**STORED DATA:**
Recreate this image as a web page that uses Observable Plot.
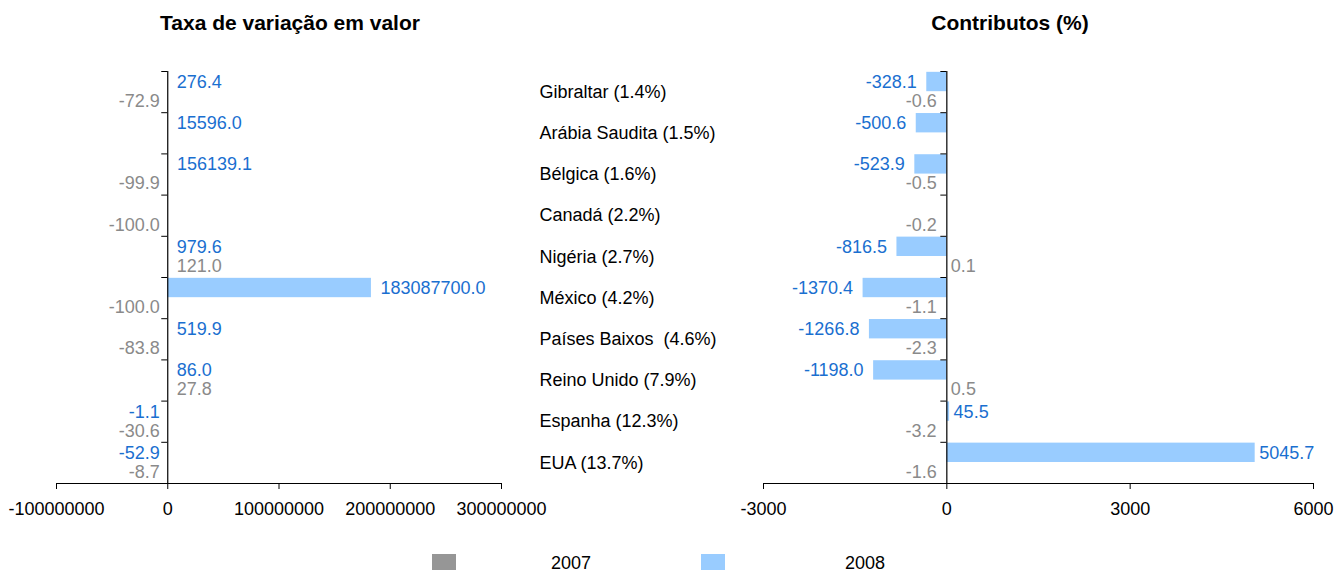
<!DOCTYPE html>
<html><head><meta charset="utf-8">
<script src="https://cdn.jsdelivr.net/npm/d3@7"></script>
<script src="https://cdn.jsdelivr.net/npm/@observablehq/plot@0.6"></script>
<style>
body{margin:0;background:#fff;font-family:"Liberation Sans",Arial,sans-serif;}
#wrap{position:relative;width:1336px;height:572px;overflow:hidden;background:#fff;}
.abs{position:absolute;}
.title{font-weight:bold;font-size:21px;line-height:1;text-align:center;white-space:nowrap;color:#000;}
.leg{font-size:18px;line-height:1;white-space:nowrap;color:#000;}
svg text{white-space:pre;}
</style></head><body><div id="wrap"></div>
<script>
const categories = ["Gibraltar (1.4%)", "Arábia Saudita (1.5%)", "Bélgica (1.6%)", "Canadá (2.2%)", "Nigéria (2.7%)", "México (4.2%)", "Países Baixos  (4.6%)", "Reino Unido (7.9%)", "Espanha (12.3%)", "EUA (13.7%)"];
const taxa2007 = [-72.9, null, -99.9, -100.0, 121.0, -100.0, -83.8, 27.8, -30.6, -8.7];
const taxa2008 = [276.4, 15596.0, 156139.1, null, 979.6, 183087700.0, 519.9, 86.0, -1.1, -52.9];
const contrib2007 = [-0.6, null, -0.5, -0.2, 0.1, -1.1, -2.3, 0.5, -3.2, -1.6];
const contrib2008 = [-328.1, -500.6, -523.9, null, -816.5, -1370.4, -1266.8, -1198.0, 45.5, 5045.7];
const taxaTicks = [-100000000, 0, 100000000, 200000000, 300000000];
const contribTicks = [-3000, 0, 3000, 6000];
const seriesNames = ["2007", "2008"];
const titles = ["Taxa de variação em valor", "Contributos (%)"];

const FONT = '"Liberation Sans", Arial, sans-serif';
const barColor = {"2007": "#969696", "2008": "#99ccff"};
const textColor = {"2007": "#8a8a8a", "2008": "#1a6fd0"};
const slot = {"2008": [0.02, 0.49, 0.26], "2007": [0.49, 0.96, 0.72]};
const n = categories.length;

function rows(a7, a8) {
  return categories.flatMap((c, i) => [
    {c, i, s: seriesNames[0], v: a7[i]},
    {c, i, s: seriesNames[1], v: a8[i]}
  ]).filter(d => d.v != null);
}
const fmt = d => d.v.toFixed(1);

function panel(data, {domain, ticks, width, marginLeft, marginRight, dxPos, dxNeg}) {
  const labelMarks = [];
  for (const s of seriesNames) {
    labelMarks.push(Plot.text(data.filter(d => d.s === s && d.v >= 0), {
      x: "v", y: d => d.i + slot[d.s][2], text: fmt, textAnchor: "start", dx: dxPos, fill: textColor[s]
    }));
    labelMarks.push(Plot.text(data.filter(d => d.s === s && d.v < 0), {
      x: "v", y: d => d.i + slot[d.s][2], text: fmt, textAnchor: "end", dx: dxNeg, fill: textColor[s]
    }));
  }
  return Plot.plot({
    width, height: 530, marginTop: 71, marginBottom: 47, marginLeft, marginRight,
    style: {fontFamily: FONT, fontSize: "18px", background: "none", overflow: "visible", color: "#000"},
    x: {domain, ticks, tickFormat: d => String(d), tickSize: 6, tickPadding: 13, line: true, label: null},
    y: {domain: [n, 0], axis: null},
    color: {domain: seriesNames, range: seriesNames.map(s => barColor[s])},
    marks: [
      Plot.rect(data, {x1: 0, x2: "v", y1: d => d.i + slot[d.s][0], y2: d => d.i + slot[d.s][1], fill: "s"}),
      Plot.ruleX([0], {y1: 0, y2: n, stroke: "#000", strokeWidth: 1.2}),
      Plot.ruleY(d3.range(n + 1), {y: d => d, x1: 0, x2: 0, insetLeft: -6, stroke: "#000"}),
      ...labelMarks
    ]
  });
}

const wrap = document.getElementById("wrap");
function place(el, left, top) {
  el.style.position = "absolute";
  el.style.left = left + "px";
  el.style.top = top + "px";
  wrap.appendChild(el);
}

place(panel(rows(taxa2007, taxa2008), {domain: [-100000000, 300000000], ticks: taxaTicks, width: 530, marginLeft: 56, marginRight: 29, dxPos: 9, dxNeg: -8}), 0, 0);

const mid = Plot.plot({
  width: 205, height: 530, marginTop: 71, marginBottom: 47, marginLeft: 9, marginRight: 0,
  style: {fontFamily: FONT, fontSize: "18px", background: "none", overflow: "visible", color: "#000"},
  y: {domain: [n, 0], axis: null},
  marks: [Plot.text(categories, {y: (d, i) => i + 0.5, text: d => d, frameAnchor: "left", textAnchor: "start", fill: "#000"})]
});
place(mid, 530, 0);

place(panel(rows(contrib2007, contrib2008), {domain: [-3000, 6000], ticks: contribTicks, width: 601, marginLeft: 28, marginRight: 23, dxPos: 4, dxNeg: -10}), 735, 0);

// titles
[[titles[0], 290], [titles[1], 1010]].forEach(([t, cx]) => {
  const d = document.createElement("div");
  d.className = "title";
  d.textContent = t;
  d.style.width = "400px";
  place(d, cx - 200, 11.5);
});

// legend
[[seriesNames[0], 432, 571], [seriesNames[1], 701, 865]].forEach(([s, sx, tx]) => {
  const sw = document.createElement("div");
  sw.style.width = "24px"; sw.style.height = "16px"; sw.style.background = barColor[s];
  place(sw, sx, 554);
  const t = document.createElement("div");
  t.className = "leg";
  t.textContent = s;
  t.style.width = "100px"; t.style.textAlign = "center";
  place(t, tx - 50, 553.8);
});
</script></body></html>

**EXERCISE GOAL:**
Transcribe the whole listing exactly. Pictures are excluded.

**EXERCISE RESPONSE:**
Recreate this image as a web page that uses Observable Plot.
<!DOCTYPE html>
<html><head><meta charset="utf-8">
<script src="https://cdn.jsdelivr.net/npm/d3@7"></script>
<script src="https://cdn.jsdelivr.net/npm/@observablehq/plot@0.6"></script>
<style>
body{margin:0;background:#fff;font-family:"Liberation Sans",Arial,sans-serif;}
#wrap{position:relative;width:1336px;height:572px;overflow:hidden;background:#fff;}
.abs{position:absolute;}
.title{font-weight:bold;font-size:21px;line-height:1;text-align:center;white-space:nowrap;color:#000;}
.leg{font-size:18px;line-height:1;white-space:nowrap;color:#000;}
svg text{white-space:pre;}
</style></head><body><div id="wrap"></div>
<script>
const categories = ["Gibraltar (1.4%)", "Arábia Saudita (1.5%)", "Bélgica (1.6%)", "Canadá (2.2%)", "Nigéria (2.7%)", "México (4.2%)", "Países Baixos  (4.6%)", "Reino Unido (7.9%)", "Espanha (12.3%)", "EUA (13.7%)"];
const taxa2007 = [-72.9, null, -99.9, -100.0, 121.0, -100.0, -83.8, 27.8, -30.6, -8.7];
const taxa2008 = [276.4, 15596.0, 156139.1, null, 979.6, 183087700.0, 519.9, 86.0, -1.1, -52.9];
const contrib2007 = [-0.6, null, -0.5, -0.2, 0.1, -1.1, -2.3, 0.5, -3.2, -1.6];
const contrib2008 = [-328.1, -500.6, -523.9, null, -816.5, -1370.4, -1266.8, -1198.0, 45.5, 5045.7];
const taxaTicks = [-100000000, 0, 100000000, 200000000, 300000000];
const contribTicks = [-3000, 0, 3000, 6000];
const seriesNames = ["2007", "2008"];
const titles = ["Taxa de variação em valor", "Contributos (%)"];

const FONT = '"Liberation Sans", Arial, sans-serif';
const barColor = {"2007": "#969696", "2008": "#99ccff"};
const textColor = {"2007": "#8a8a8a", "2008": "#1a6fd0"};
const slot = {"2008": [0.02, 0.49, 0.26], "2007": [0.49, 0.96, 0.72]};
const n = categories.length;

function rows(a7, a8) {
  return categories.flatMap((c, i) => [
    {c, i, s: seriesNames[0], v: a7[i]},
    {c, i, s: seriesNames[1], v: a8[i]}
  ]).filter(d => d.v != null);
}
const fmt = d => d.v.toFixed(1);

function panel(data, {domain, ticks, width, marginLeft, marginRight, dxPos, dxNeg}) {
  const labelMarks = [];
  for (const s of seriesNames) {
    labelMarks.push(Plot.text(data.filter(d => d.s === s && d.v >= 0), {
      x: "v", y: d => d.i + slot[d.s][2], text: fmt, textAnchor: "start", dx: dxPos, fill: textColor[s]
    }));
    labelMarks.push(Plot.text(data.filter(d => d.s === s && d.v < 0), {
      x: "v", y: d => d.i + slot[d.s][2], text: fmt, textAnchor: "end", dx: dxNeg, fill: textColor[s]
    }));
  }
  return Plot.plot({
    width, height: 530, marginTop: 71, marginBottom: 47, marginLeft, marginRight,
    style: {fontFamily: FONT, fontSize: "18px", background: "none", overflow: "visible", color: "#000"},
    x: {domain, ticks, tickFormat: d => String(d), tickSize: 6, tickPadding: 13, line: true, label: null},
    y: {domain: [n, 0], axis: null},
    color: {domain: seriesNames, range: seriesNames.map(s => barColor[s])},
    marks: [
      Plot.rect(data, {x1: 0, x2: "v", y1: d => d.i + slot[d.s][0], y2: d => d.i + slot[d.s][1], fill: "s"}),
      Plot.ruleX([0], {y1: 0, y2: n, stroke: "#000", strokeWidth: 1.2}),
      Plot.ruleY(d3.range(n + 1), {y: d => d, x1: 0, x2: 0, insetLeft: -6, stroke: "#000"}),
      ...labelMarks
    ]
  });
}

const wrap = document.getElementById("wrap");
function place(el, left, top) {
  el.style.position = "absolute";
  el.style.left = left + "px";
  el.style.top = top + "px";
  wrap.appendChild(el);
}

place(panel(rows(taxa2007, taxa2008), {domain: [-100000000, 300000000], ticks: taxaTicks, width: 530, marginLeft: 56, marginRight: 29, dxPos: 9, dxNeg: -8}), 0, 0);

const mid = Plot.plot({
  width: 205, height: 530, marginTop: 71, marginBottom: 47, marginLeft: 9, marginRight: 0,
  style: {fontFamily: FONT, fontSize: "18px", background: "none", overflow: "visible", color: "#000"},
  y: {domain: [n, 0], axis: null},
  marks: [Plot.text(categories, {y: (d, i) => i + 0.5, text: d => d, frameAnchor: "left", textAnchor: "start", fill: "#000"})]
});
place(mid, 530, 0);

place(panel(rows(contrib2007, contrib2008), {domain: [-3000, 6000], ticks: contribTicks, width: 601, marginLeft: 28, marginRight: 23, dxPos: 4, dxNeg: -10}), 735, 0);

// titles
[[titles[0], 290], [titles[1], 1010]].forEach(([t, cx]) => {
  const d = document.createElement("div");
  d.className = "title";
  d.textContent = t;
  d.style.width = "400px";
  place(d, cx - 200, 11.5);
});

// legend
[[seriesNames[0], 432, 571], [seriesNames[1], 701, 865]].forEach(([s, sx, tx]) => {
  const sw = document.createElement("div");
  sw.style.width = "24px"; sw.style.height = "16px"; sw.style.background = barColor[s];
  place(sw, sx, 554);
  const t = document.createElement("div");
  t.className = "leg";
  t.textContent = s;
  t.style.width = "100px"; t.style.textAlign = "center";
  place(t, tx - 50, 553.8);
});
</script></body></html>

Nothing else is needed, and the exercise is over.